Namun, Allah SWT menurunkan surat ini untuk memberikan jawaban tegas dan mutlak dari Nabi Muhammad ﷺ. Surat Al-Kafirun menegaskan bahwa dalam urusan akidah, tidak ada ruang untuk kompromi. Keimanan adalah sebuah ketegasan dalam mengesakan Allah SWT. Ayat terakhir, "Lakum dīnukum wa liya dīn" (Untukmulah agamamu, dan untukkulah agamaku), bukanlah seruan untuk membiarkan kemusyrikan berkembang tanpa batas, melainkan penegasan batas antara kebenaran Islam dan kesesatan kekafiran.
Pesan utama dari surat pendek kafirun ini sering disalahpahami. Surat ini adalah tentang pemisahan yang jelas dalam ranah ibadah dan keyakinan inti. Islam mengajarkan toleransi dalam pergaulan sosial, muamalah, dan menghargai perbedaan latar belakang budaya. Namun, ketika menyangkut penyembahan kepada Tuhan (hakikat ibadah), Islam menuntut keikhlasan total hanya kepada Allah SWT.

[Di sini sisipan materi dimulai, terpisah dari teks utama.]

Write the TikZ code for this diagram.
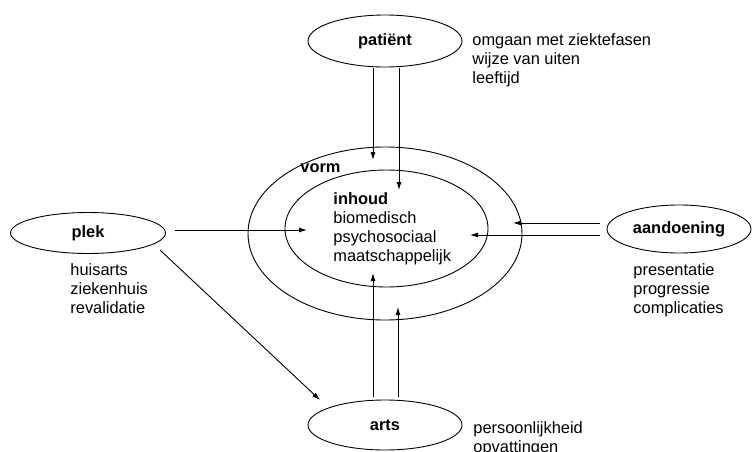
\documentclass[tikz,border=0pt]{standalone}
\usepackage{fontspec}
\setmainfont{Liberation Sans}
\usetikzlibrary{shapes.geometric,arrows.meta}
\begin{document}
\fontsize{16.4}{19}\selectfont
\begin{tikzpicture}[x=1pt,y=-1pt,line width=0.9pt,
  ell/.style={draw,ellipse,inner sep=0pt,font=\fontsize{16.4}{19}\selectfont\bfseries},
  ring/.style={draw,ellipse,inner sep=0pt},
  arr/.style={-{Latex[length=8pt,width=5pt]}},
  lbl/.style={anchor=base west,align=left,inner sep=0pt,font=\fontsize{16.4}{19}\selectfont}]
\useasboundingbox (0,0) rectangle (752,452);
% outer and inner rings
\node[ring,minimum width=274,minimum height=173] (vorm) at (385,233.5) {};
\node[ring,minimum width=203,minimum height=117] (inh) at (386.5,228.5) {};
% satellite ellipses
\node[ell,minimum width=154,minimum height=52] (pat) at (385,41) {patiënt};
\node[ell,minimum width=155,minimum height=41] (plek) at (88,233) {plek};
\node[ell,minimum width=144,minimum height=48] (aan) at (679,229) {aandoening};
\node[ell,minimum width=154,minimum height=50] (arts) at (385,425) {arts};
% labels (anchor = baseline of the last line)
\node[lbl] (vl) at (300,172) {\textbf{vorm}};
\node[lbl] (il) at (333,261) {\textbf{inhoud}\\biomedisch\\psychosociaal\\maatschappelijk};
\node[lbl] (pl) at (472,83) {omgaan met ziektefasen\\wijze van uiten\\leeftijd};
\node[lbl] (kl) at (70,313) {huisarts\\ziekenhuis\\revalidatie};
\node[lbl] (al) at (633,313) {presentatie\\progressie\\complicaties};
\node[lbl] (tl) at (473,452) {persoonlijkheid\\opvattingen};
% connector end points
\coordinate (pa1) at (373,68);  \coordinate (pa1e) at (373,160);
\coordinate (pa2) at (399,68);  \coordinate (pa2e) at (399,190);
\coordinate (pk1) at (175,230); \coordinate (pk1e) at (307,230);
\coordinate (pk2) at (160,250); \coordinate (pk2e) at (320,400);
\coordinate (an1) at (600,223); \coordinate (an1e) at (513,223);
\coordinate (an2) at (600,235); \coordinate (an2e) at (470,235);
\coordinate (ar1) at (373,397); \coordinate (ar1e) at (373,273);
\coordinate (ar2) at (398,397); \coordinate (ar2e) at (398,307);
% connectors
\draw[arr] (pa1) -- (pa1e);
\draw[arr] (pa2) -- (pa2e);
\draw[arr] (pk1) -- (pk1e);
\draw[arr] (pk2) -- (pk2e);
\draw[arr] (an1) -- (an1e);
\draw[arr] (an2) -- (an2e);
\draw[arr] (ar1) -- (ar1e);
\draw[arr] (ar2) -- (ar2e);
\end{tikzpicture}
\end{document}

Bagi seorang Muslim, ibadah adalah inti dari eksistensi. Oleh karena itu, mencampurkan ibadah kepada Allah dengan ibadah kepada selain-Nya adalah sebuah kekeliruan fatal yang tidak bisa ditoleransi dalam kerangka akidah. Surat ini mengajarkan keberanian untuk menyatakan keyakinan tanpa takut tekanan sosial atau godaan kompromi ideologis. Ia adalah manifesto kebebasan spiritual yang menolak sinkretisme.
Surat Al-Kafirun memiliki keutamaan yang sangat besar dalam Islam. Nabi Muhammad ﷺ bersabda bahwa membaca surat ini sebanding dengan membaca seperempat Al-Qur'an. Selain itu, surat ini juga disunnahkan dibaca setelah membaca Surat Al-Ikhlas dalam setiap rakaat salat rawatib (salat sunnah rawatib), khususnya setelah salat Subuh dan Maghrib. Ini menunjukkan betapa pentingnya meneguhkan pemahaman tentang tauhid dan penolakan terhadap syirik dalam ibadah sehari-hari.
Dalam konteks pembelaan diri dari pengaruh buruk atau godaan, membaca surat ini juga berfungsi sebagai benteng spiritual. Ia mengingatkan seorang mukmin untuk senantiasa menjaga kemurnian niatnya dalam beribadah. Dengan memahami makna surat ini, seorang Muslim diingatkan bahwa jalan yang ditempuh berbeda, dan konsekuensinya pun akan berbeda pula.
Kesimpulannya, Surat Al-Kafirun adalah penegasan prinsip keesaan Tuhan yang harus dipegang teguh oleh setiap Muslim. Ia menuntut kejujuran intelektual dan spiritual dalam memilih jalur hidup, menegaskan bahwa kompromi dalam keyakinan inti bukanlah pilihan, sementara penghormatan terhadap keyakinan orang lain dalam aspek sosial tetap harus dijaga.